Nos 12 meses em que está desempregada, Sandy Silva, 18 anos, só conseguiu duas entrevistas de emprego, mesmo tendo enviado centenas de currículos para empresas e casas de família. Apesar de ter experiência como doméstica, ela não foi aprovada em nenhuma delas. “Fui demitida porque a minha patroa também perdeu o emprego. A situação está difícil para todo mundo”, comentou a jovem. “Precisam mudar as políticas para garantir que todos tenham uma fonte de renda”, disse.

 

Setores

A melhora nos dados anuais do emprego apontada pelo Caged estava dentro das expectativas dos analistas de mercado. Embora o número de dispensas tenha recuado em relação a 2015, ainda não se percebe otimismo em relação ao que poderá acontecer a médio e longo prazos com a economia brasileira e com os índices de desemprego até que o governo comprove que conterá gastos e fará as reformas necessárias. “As contratações aumentam sempre entre setembro e dezembro. O que há de diferente é que, no ano passado, as perspectivas eram de turbulência muito forte no Brasil. Hoje, o país está na expectativa”, destacou o economista Emerson Casali, especialista em relações de trabalho.

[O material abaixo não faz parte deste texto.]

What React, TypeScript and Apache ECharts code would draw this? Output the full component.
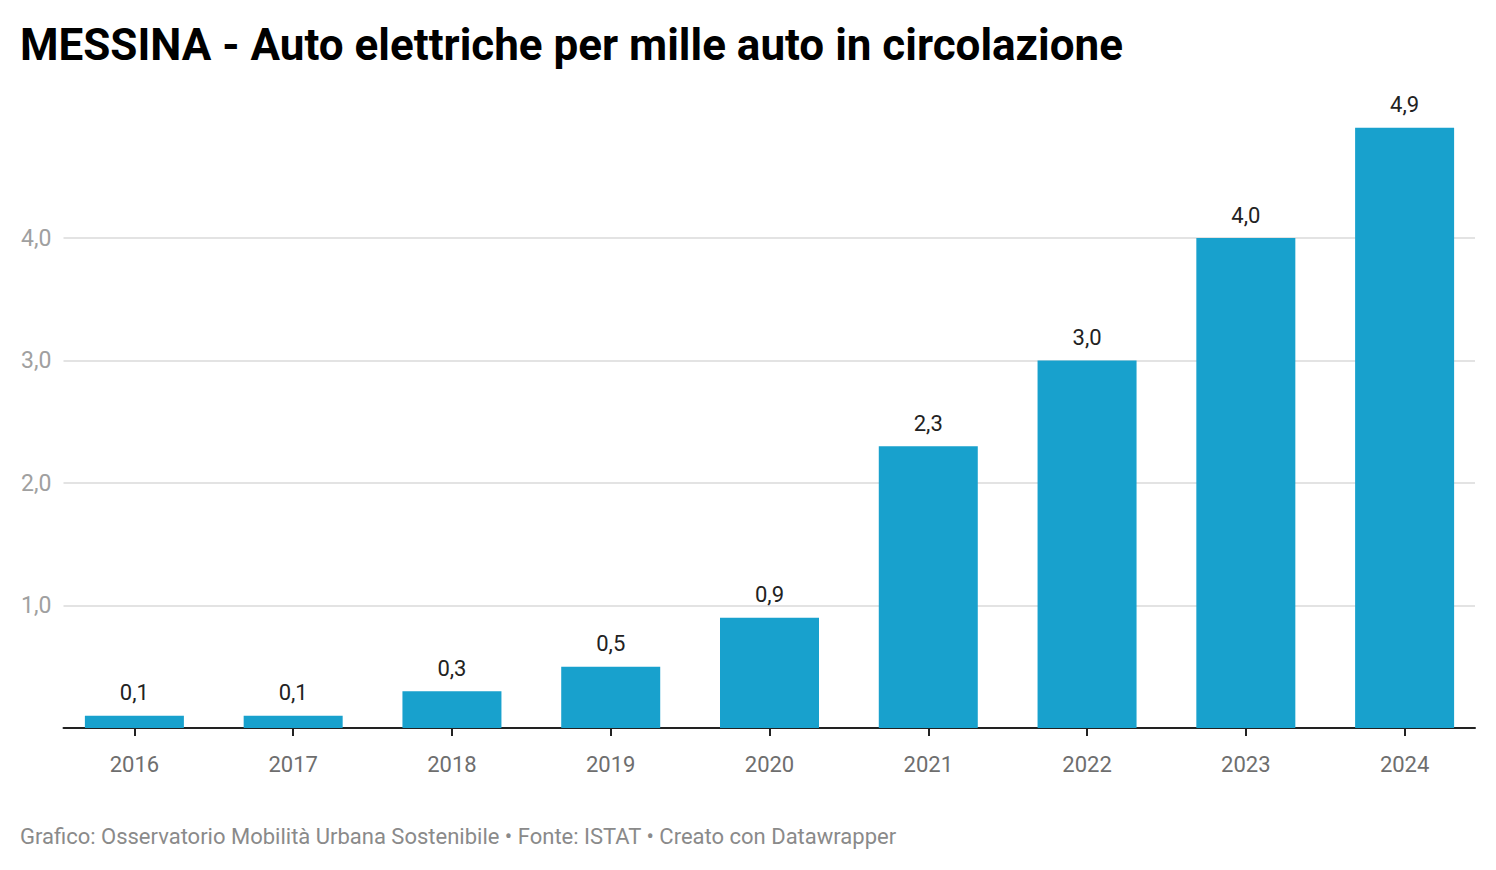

“Promessas não têm efeito no ambiente de negócio. Sem a aprovação da proposta que limita as despesas, que deverá ser votada em 13 de dezembro pelo Senado, é difícil enxergar 2017”, reforçou Casali. Não foi por acaso, disse ele, que os piores resultados do Caged foram na construção civil (33.517 postos fechados), que vem tendo quedas sucessivas por conta da contração do crédito, e no setor de serviços (30.316 vagas eliminadas).

Além da construção civil, os setores de serviço e agricultura também sofreram perdas, de 30,3 mil e 12,5 mil vagas, respectivamente. “Os serviços, sobretudo, sofrem com a inadimplência do setor público, pelo atraso no pagamento de fornecedores e também pela dificuldade de honrar até os salários com o funcionalismo. Nesse cenário, uma recuperação do emprego deverá ocorrer apenas a partir do segundo semestre de 2017”, disse. O único setor que teve resultado positivo em outubro foi o comércio, com 12,9 mil postos a mais.

 

Sustos

Para Eduardo Velho, economista-chefe da A2A Asset INVX, o lado levemente positivo é que o Caged indicou que “o fundo do poço já passou”. As dispensas ainda vão continuar crescendo nos próximos meses, porém em ritmo mais lento. “A taxa de desemprego, em 2014, era de cerca de 5%. Hoje, está em 12%, e devemos chegar, no início do ano que vem, a 13%. Ainda é uma paulada. Não dá para ter otimismo. Os empresários estão cautelosos e dificilmente vão iniciar investimentos. No entanto, eles já ajustaram o orçamento. Não esperam mais grandes sustos. Essa é a diferença”, analisou Velho.

Ajudará a dissipar as dúvidas do empresariado, além das propaladas reformas alardeadas pela equipe econômica, mais uma queda nos juros básicos da economia de 0,25% (para 13,75%), ainda em novembro, disse Velho.

“A trajetória da inflação também está sendo observada. O mercado já reagiu e reduziu o crescimento econômico para 1%. Se a inflação não for contida e apontar a possibilidade de ultrapassar os 4,7% em 2017, a situação pode se complicar”, destacou Velho.